Is it possible to normalise audio levels using ffmpeg? The 'pan' filter documentation mentions:

"If the ‘=’ in a channel specification is replaced by ‘<’, then the gains for that specification will be renormalized so that the total is 1, thus avoiding clipping noise."

I.e., having downmixed to stereo, can one expect correct normalisation from '-filter:a pan=stereo:c0<c0:c1<c1'?

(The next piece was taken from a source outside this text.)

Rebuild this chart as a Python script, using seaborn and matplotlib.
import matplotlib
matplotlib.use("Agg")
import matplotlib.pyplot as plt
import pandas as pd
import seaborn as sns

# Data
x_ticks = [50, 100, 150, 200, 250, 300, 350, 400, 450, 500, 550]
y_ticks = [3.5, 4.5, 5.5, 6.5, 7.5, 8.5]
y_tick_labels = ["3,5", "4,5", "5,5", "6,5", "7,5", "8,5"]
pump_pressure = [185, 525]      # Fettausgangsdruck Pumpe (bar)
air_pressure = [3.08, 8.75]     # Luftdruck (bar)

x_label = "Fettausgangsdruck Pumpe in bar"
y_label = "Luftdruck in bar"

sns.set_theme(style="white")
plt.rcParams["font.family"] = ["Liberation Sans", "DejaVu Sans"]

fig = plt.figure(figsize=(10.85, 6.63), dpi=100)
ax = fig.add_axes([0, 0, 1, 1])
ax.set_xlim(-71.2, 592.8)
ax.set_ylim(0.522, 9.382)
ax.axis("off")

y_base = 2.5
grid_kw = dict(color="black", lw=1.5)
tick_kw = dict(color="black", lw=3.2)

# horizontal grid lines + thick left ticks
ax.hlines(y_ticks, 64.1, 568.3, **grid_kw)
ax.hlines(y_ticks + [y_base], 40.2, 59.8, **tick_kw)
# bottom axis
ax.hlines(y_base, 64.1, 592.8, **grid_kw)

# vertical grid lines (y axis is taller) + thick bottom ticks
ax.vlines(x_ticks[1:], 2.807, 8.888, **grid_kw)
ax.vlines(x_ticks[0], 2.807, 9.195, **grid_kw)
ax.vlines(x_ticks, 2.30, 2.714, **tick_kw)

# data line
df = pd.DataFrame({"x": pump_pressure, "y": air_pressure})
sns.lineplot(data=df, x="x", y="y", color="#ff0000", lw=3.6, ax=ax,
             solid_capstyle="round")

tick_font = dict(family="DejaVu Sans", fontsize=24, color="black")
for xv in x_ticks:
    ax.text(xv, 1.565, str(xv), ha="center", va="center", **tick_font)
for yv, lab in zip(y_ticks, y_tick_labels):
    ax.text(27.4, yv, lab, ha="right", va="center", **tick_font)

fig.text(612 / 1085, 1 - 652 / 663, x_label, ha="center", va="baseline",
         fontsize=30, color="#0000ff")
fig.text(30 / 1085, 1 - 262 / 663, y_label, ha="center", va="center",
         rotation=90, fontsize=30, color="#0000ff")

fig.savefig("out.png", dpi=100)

If not, does ffmpeg provide a better mechanism, or is something like that in planning?

Thanks,
Francois

> lswr uses rather tricky coefficients to match the standard loudness and
> geometry of speakers. You can get the exact matrix with -loglevel debug. For
> example, here is the 5.1 -> stereo matrix:
> 
> 0.414214 0.000000 0.292893 0.000000 0.292893 0.000000
> 0.000000 0.414214 0.292893 0.000000 0.000000 0.292893
> 
> That means: out_left = 0.414 front_left + 0.293 center + 0.293 back_left and
> the symmetrical formula for right; note that LFE is discarded.
> 
> Regards,
> 
> --
>   Nicolas George